Chiesi però che l’audizione avvenisse pubblicamente ed in diretta televisiva, non per fare spettacolo, ma perché volevo che l’opinione pubblica potesse giudicarmi direttamente e non per interposta persona, cioè per il tramite dei giornalisti a volte imprecisi, spesso sintetici e superficiali e quasi sempre obbedienti al sistema politico – finanziario interessato non alla verità ma alla difesa di certe posizioni.

Non avendo ottenuto la diretta televisiva, ritenni di dovere rinunziare all’audizione.

Continuo a ripetere che sarebbe giusto offrire alla pubblica opinione la possibilità di un giudizio non mediato ma oggi, dopo le clamorose iniziative giudiziarie della settimana scorsa, non ne faccio – della diretta televisiva – una “condicio sine qua non”.

Lascio alla Commissione Antimafia la valutazione del problema.
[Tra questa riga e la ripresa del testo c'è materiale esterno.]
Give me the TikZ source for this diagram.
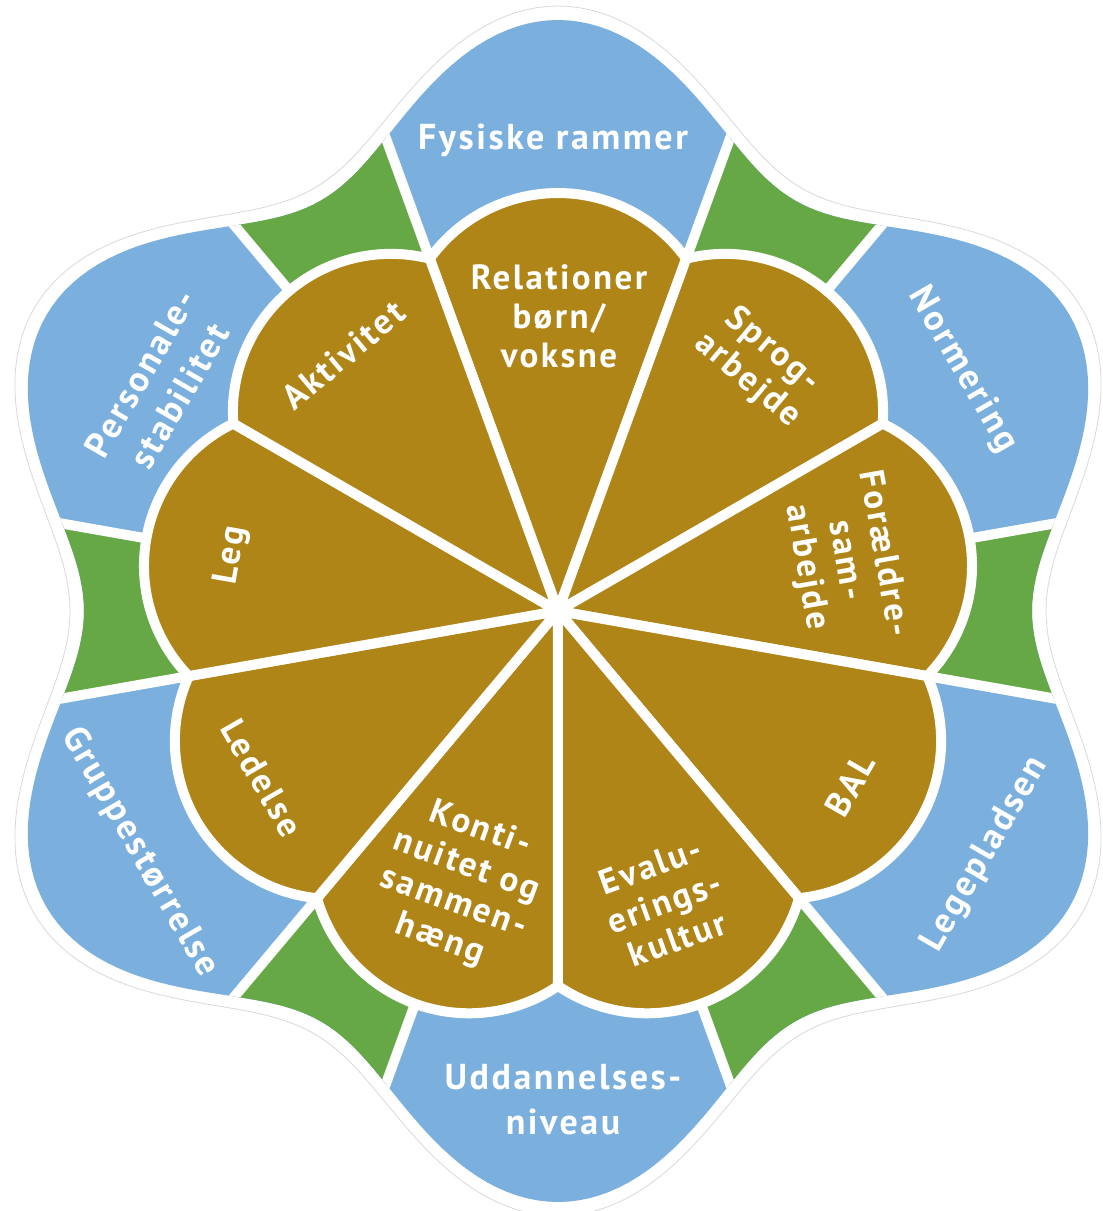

Il “delitto Lima” non può essere liquidato con ipotesi semplicistiche sul suo movente.

L’omicidio dell’On. Lima è di quelli che vanno oltre la persona della vittima e puntano in alto, un avvertimento come si suol dire.

Sono stato, per molti anni, testimone e in parte protagonista di un certo contesto politico.

Sono convinto che questo delitto faccia parte di un disegno più vasto.

Un disegno che potrebbe spiegare altre cose, molte altre cose.

Ancora oggi sono, pertanto, a disposizione di codesta Commissione Antimafia se vorrà ascoltarmi.